Is Boltzmann distribution contradicting with the fundamental assumption of statistical thermodynamics? In equilibrium statistical physics the fundamental assumption of statistical thermodynamics states that the occupation of any microstate is equally probable (i.e. $p_i=1/\Omega, S=-k_B\sum p_i\,{\rm ln}\,p_i=k_B{\rm ln}\,\Omega$). But for isolated system in equilibrium we also have Boltzmann distribution which states $p_i=e^{-\beta E_i}/Z$, where $E_i$ are the allowed energy levels. So the two $p_i$ matches if and only if there is one single allowed energy level. How can we resolve this conflict?
 A: The equal probabilities are meant for states of an isolated system with constant total energy. Each state with this energy is then equally probable.
The Boltzmann probabilities are meant for systems in thermal contact and equilibrium with reservoir of definite temperature - in that case the energy of the system may change due to interaction with the reservoir, so it makes sense that probability of state is correlated with its energy.
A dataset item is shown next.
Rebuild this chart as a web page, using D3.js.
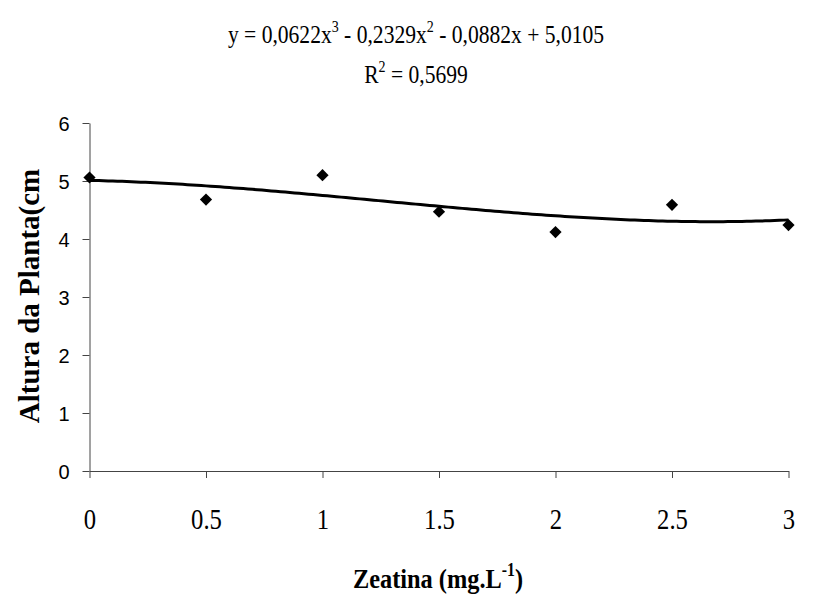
<!DOCTYPE html>
<html>
<head>
<meta charset="utf-8">
<script src="https://cdn.jsdelivr.net/npm/d3@7"></script>
<style>
  html, body { margin: 0; padding: 0; background: #fff; }
  svg { display: block; }
</style>
</head>
<body>
<svg id="chart" width="825" height="594"></svg>
<script>
// ---- data ----
const doses = [0, 0.5, 1, 1.5, 2, 2.5, 3];
const alturas = [5.06, 4.68, 5.10, 4.47, 4.12, 4.59, 4.24];
// cubic trendline coefficients shown on the chart (a3, a2, a1, a0)
const trendCoef = [0.0622, -0.2329, -0.0882, 5.0105];
const xTicks = [0, 0.5, 1, 1.5, 2, 2.5, 3];
const yTicks = [0, 1, 2, 3, 4, 5, 6];
const equationText = ["y = 0,0622x", "3", " - 0,2329x", "2", " - 0,0882x + 5,0105"];
const r2Text = ["R", "2", " = 0,5699"];
const yTitle = "Altura da Planta(cm";
const xTitle = ["Zeatina (mg.L", "-1", ")"];

// ---- layout ----
const svg = d3.select("#chart");
const plotL = 89.5, plotR = 788.5, plotT = 123, plotB = 471;
const x = d3.scaleLinear().domain([0, 3]).range([plotL, plotR]);
const y = d3.scaleLinear().domain([0, 6]).range([plotB, plotT]);

const SERIF = '"Liberation Serif"';
const SANS = '"Liberation Sans"';
const squeeze = 0.83;

// axes
const xAxis = svg.append("g").attr("transform", `translate(0,${plotB})`)
  .call(d3.axisBottom(x).tickValues(xTicks).tickSize(7).tickSizeOuter(0).tickFormat(d3.format("")));
xAxis.attr("font-family", null).attr("font-size", null);
xAxis.select(".domain").attr("stroke", "#444");
xAxis.selectAll(".tick line").attr("stroke", "#444");
xAxis.selectAll("text")
  .style("font-family", SERIF).style("font-size", "29px")
  .attr("fill", "#000").attr("y", 0).attr("dy", 0)
  .attr("transform", `translate(0,58) scale(0.85,1)`);

const yAxis = svg.append("g").attr("transform", `translate(${plotL},0)`)
  .call(d3.axisLeft(y).tickValues(yTicks).tickSize(7).tickSizeOuter(0).tickFormat(d3.format("d")));
yAxis.attr("font-family", null).attr("font-size", null);
yAxis.select(".domain").attr("stroke", "#444");
yAxis.selectAll(".tick line").attr("stroke", "#444");
yAxis.selectAll("text")
  .style("font-family", SANS).style("font-size", "20px")
  .attr("fill", "#000").attr("x", -20).attr("dy", "0.36em");

// trendline from the displayed cubic
const poly = v => trendCoef[0]*v*v*v + trendCoef[1]*v*v + trendCoef[2]*v + trendCoef[3];
const xs = d3.range(0, 3.0001, 0.02);
svg.append("path")
  .datum(xs)
  .attr("fill", "none")
  .attr("stroke", "#000")
  .attr("stroke-width", 3)
  .attr("d", d3.line().x(d => x(d)).y(d => y(poly(d))));

// points (diamonds)
const sym = d3.symbol().type(d3.symbolDiamond2).size(95);
svg.append("g").selectAll("path")
  .data(doses.map((d, i) => [d, alturas[i]]))
  .join("path")
  .attr("d", sym)
  .attr("transform", d => `translate(${x(d[0])},${y(d[1])})`)
  .attr("fill", "#000");

// text with superscripts
function supText(parts, cx, cy, size, weight, sx) {
  const t = svg.append("text")
    .attr("transform", `translate(${cx},${cy}) scale(${sx},1)`)
    .attr("text-anchor", "middle")
    .style("font-family", SERIF).style("font-size", size + "px")
    .style("font-weight", weight).attr("fill", "#000");
  parts.forEach((p, i) => {
    if (i % 2 === 1) {
      t.append("tspan").style("font-size", (size * 0.65) + "px").attr("dy", -size * 0.42).text(p);
    } else {
      t.append("tspan").attr("dy", i === 0 ? 0 : size * 0.42).text(p);
    }
  });
  return t;
}
supText(equationText, 416, 43, 26, "normal", squeeze);
supText(r2Text, 416, 83, 26, "normal", squeeze);
supText(xTitle, 438, 588, 28, "bold", 0.87);

// y axis title
svg.append("text")
  .attr("transform", `translate(39,296) rotate(-90)`)
  .attr("text-anchor", "middle")
  .style("font-family", SERIF).style("font-weight", "bold").style("font-size", "29px")
  .attr("fill", "#000").text(yTitle);
</script>
</body>
</html>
A: To clarify, the full assumption is that all states are equally probable, in the absence of any knowledge about the state of the system.
With the Boltzmann distribution (AKA canonical ensemble) this assumption doesn't apply since we have knowledge about the system. In particular we know that if the system is put into contact with a thermodynamic heat bath of temperature $T$ (the same $T$ as in the $e^{-E/(kT)}$ distribution), the system will remain in statistical equilibrium (the distribution will not change). This property, of being in equilibrium with other systems of the same temperature, is special to the Boltzmann distribution and is what makes it so useful.
It's worth noting that many texts give a deceptive statement of the fundamental assumption, that "for isolated systems all states are equally probable". This is not true - isolated systems can be in any distribution. For example if a system is in the Boltzmann distribution because of contact with a heat bath, and that contact is removed to make the system isolated, then its state continues to be described by the Boltzmann distribution. Only after new information about system's state is obtained, does its probability distribution change to something else.